Less than two weeks from the first 2024 GOP presidential primary debate, candidates in the ultra-crowded field are accepting – or, in some cases, defying – one of the most controversial requirements to make the stage: a pledge agreeing to support the eventual Republican nominee.
On Friday, Republican presidential candidate and South Carolina Sen. Tim Scott became the latest White House hopeful to sign the Republican National Committee’s so-called loyalty pledge.
He joined fellow 2024 candidates Florida Gov. Ron DeSantis, former U.N. ambassador and ex-South Carolina Gov. Nikki Haley, and entrepreneur Vivek Ramaswamy – all of whom signed the pledge over the last few days.
But this week also saw a major development in the opposite direction. Former President Donald Trump – the GOP pool’s frontrunner, according to polls – told Newsmax, said he will not sign the contentious requirement.
“Why would I sign it?” Trump said in an interview with the cable network.
“I can name three or four people that I wouldn’t support for president. So right there, there’s a problem,” Trump added, not clarifying which candidates he was referring to.
The Associated Press reported Trump apparently signed a similar agreement required to compete in South Carolina’s primary election, which mandates that candidates pledge to “generally believe in and intend to support” the nominee.
Despite his defiance of the debate requirement, Trump told Newsmax he has still not made a decision on whether or not he will attend the debate. Trump said he will announce that decision next week.

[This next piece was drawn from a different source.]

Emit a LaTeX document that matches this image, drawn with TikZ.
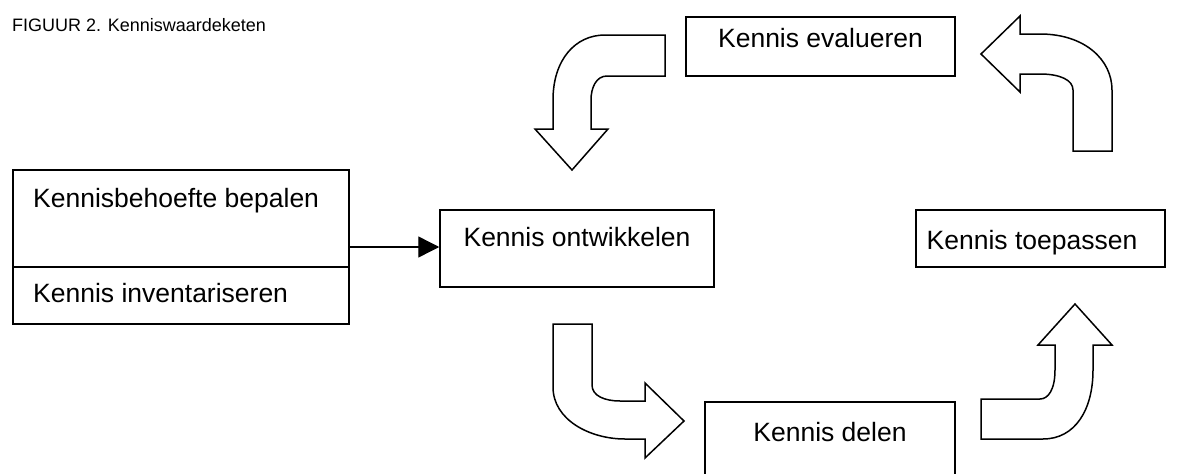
\documentclass[tikz,border=0pt]{standalone}
\usepackage{fontspec}
\setmainfont{Liberation Sans}
\usetikzlibrary{arrows.meta}
\tikzset{
  box/.style={draw, line width=1.5pt, rectangle, inner sep=0pt},
  lbl/.style={font=\fontsize{26.5}{30}\selectfont, inner sep=0pt},
  conn/.style={line width=1.4pt, -{Triangle[length=21pt,width=21pt]}},
  bent/.style={draw, line width=1.5pt, line join=miter, fill=white},
}
\begin{document}
\begin{tikzpicture}[x=1pt,y=-1pt]
\useasboundingbox (0,0) rectangle (1200,474);
\clip (0,0) rectangle (1200,474);

% caption
\node[font=\fontsize{18}{22}\selectfont, inner sep=0pt, anchor=base west] (title) at (12,31) {FIGUUR 2. Kenniswaardeketen};

% process boxes
\node[box, minimum width=336pt, minimum height=154pt] (need) at (181,247) {};
\draw[line width=1.5pt] (need.west |- 0,267) coordinate (split) -- (need.east |- 0,267);
\node[lbl, anchor=base west] (needtxt) at (33,207) {Kennisbehoefte bepalen};
\node[lbl, anchor=base west] (invtxt) at (33,302) {Kennis inventariseren};

\node[box, minimum width=274pt, minimum height=77pt] (dev) at (577,248.5) {};
\node[lbl, anchor=base] (devtxt) at (577,246) {Kennis ontwikkelen};

\node[box, minimum width=269pt, minimum height=59pt] (eval) at (820.5,46.5) {};
\node[lbl, anchor=base] (evaltxt) at (820.5,47) {Kennis evalueren};

\node[box, minimum width=249pt, minimum height=57pt] (apply) at (1040.5,238.5) {};
\node[lbl, anchor=base] (applytxt) at (1032,249) {Kennis toepassen};

\node[box, minimum width=250pt, minimum height=80pt] (share) at (830,442) {};
\node[lbl, anchor=base] (sharetxt) at (830,441) {Kennis delen};

% input arrow
\draw[conn] (need.east) -- (need.east -| dev.west);

% bent block arrows of the cycle
% evaluate -> develop (down)
\path[bent] (665,35) -- (605,35) .. controls (575,35) and (553,60) .. (553,100)
  -- (553,129) -- (535,129) -- (572,170) -- (608,129) -- (591,129) -- (591,100)
  .. controls (591,88) and (596,76) .. (607,76) -- (665,76) -- cycle;
% apply -> evaluate (left)
\path[bent] (1073,151) -- (1073,90) .. controls (1073,80) and (1060,74) .. (1040,74)
  -- (1020,74) -- (1020,92) -- (981,54) -- (1020,16) -- (1020,34) -- (1040,34)
  .. controls (1085,34) and (1112,60) .. (1112,90) -- (1112,151) -- cycle;
% develop -> share (right)
\path[bent] (553,324) -- (553,387) .. controls (553,420) and (590,439) .. (625,439)
  -- (645,439) -- (645,458) -- (684,421) -- (645,383) -- (645,401) -- (620,401)
  .. controls (605,401) and (592,396) .. (592,385) -- (592,324) -- cycle;
% share -> apply (up)
\path[bent] (981,439) -- (1043,439) .. controls (1075,439) and (1093,410) .. (1093,370)
  -- (1093,345) -- (1112,345) -- (1075,304) -- (1038,345) -- (1055,345) -- (1055,370)
  .. controls (1055,390) and (1048,399) .. (1040,399) -- (981,399) -- cycle;
\end{tikzpicture}
\end{document}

Signing the pledge means the candidate is agreeing to support the person Republican voters ultimately pick as their nominee for the general election in Nov. 2024. It is just one of multiple requirements by the Republican National Committee to make the debate stage.
The RNC is also requiring candidates to reach at least 1% in three national polls or a mix of national and early-state polls and have at least 40,000 unique donors with 200 in 20 different states.
The so-called loyalty pledge, however, has become one of the most controversial.
Several candidates have expressed concern or outright rejected supporting Trump if he is the party’s pick.
Candidate and former Texas Rep. Will Hurd has said he will not support the former president and therefore will not comply with the pledge. Hurd has not met the requirements for polling or fundraising.
Former New Jersey Gov. Chris Christie – a vocal Trump critic – said he will sign it, but take the pledge “just as seriously as Donald Trump did eight years ago,” appearing to be referring to Trump’s own reluctance to support another candidate in 2016.
Eight candidates say they have met the polling and donor thresholds to qualify for the debate stage: Trump, DeSantis, Scott, Haley, Ramaswamy, Christie, North Dakota Gov. Doug Burgum and former Vice President Mike Pence.
The first 2024 Republican presidential primary debate will take place on Aug. 23 in Milwaukee. The RNC increased the polling and donor thresholds for the second debate at the Ronald Reagan Presidential Library in Simi Valley, Calif., on Sept. 27.